Consensus Computation in Unreliable Networks: A System Theoretic Approach

This work considers the problem of reaching consensus in an unreliable linear consensus network. A solution to this problem is relevant for several tasks in multi-agent systems including motion coordination, clock synchronization, and cooperative estimation. By modeling the unreliable nodes as unknown and unmeasurable inputs affecting the network, we recast the problem into an unknown-input system theoretic framework. Only relying on their direct measurements, the agents detect and identify the misbehaving agents using fault detection and isolation techniques. We consider both the case that misbehaviors are simply caused by faults, or that they are the product of a definite, malignant “Byzantine” strategy.

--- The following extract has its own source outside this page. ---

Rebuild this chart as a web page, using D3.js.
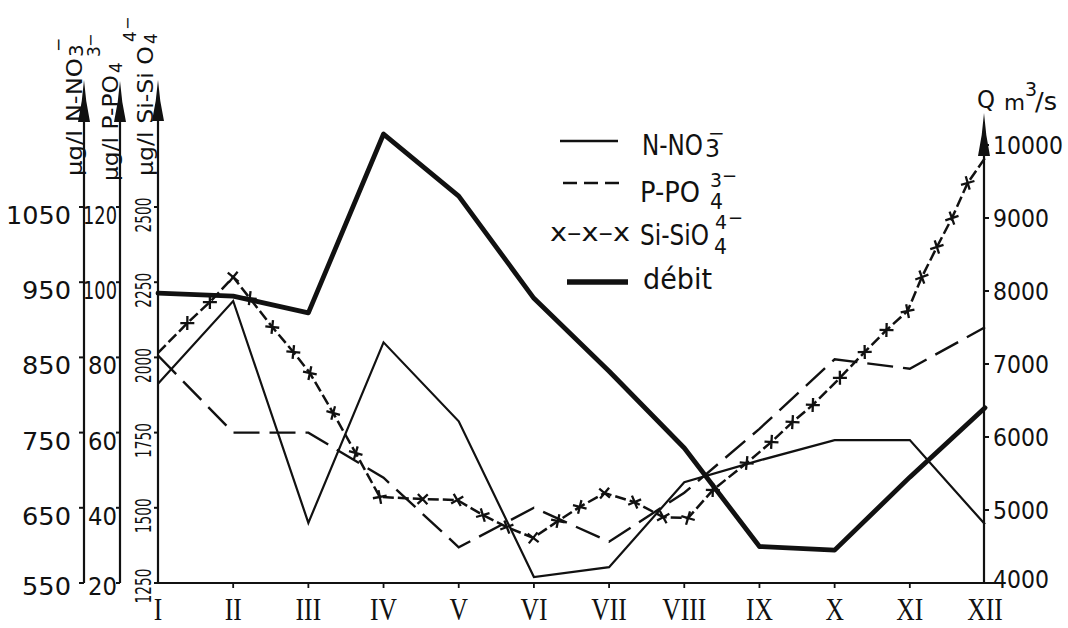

We express the solvability conditions of the two cases in a system theoretic framework, and from a graph theoretic perspective. We show that generically any node can correctly detect and identify the misbehaving agents, provided that the connectivity of the network is sufficiently high. Precisely, for a linear consensus network to be generically resilient to k concurrent faults, the connectivity of the communication graph needs to be 2k + 1, if Byzantine agents are allowed, and k + 1, if non-colluding agents are considered. We finally provide algorithms for detecting and isolating misbehaving agents. The first procedure applies standard fault detection techniques, and affords complete intrusion detection if global knowledge of the graph is available to each agent, at a high computational cost. The second method is designed to exploit the presence in a network of weakly interconnected subparts, and provides computationally efficient detection of misbehaving agents whose behavior deviates more than a threshold, which is quantified in terms of the interconnection structure.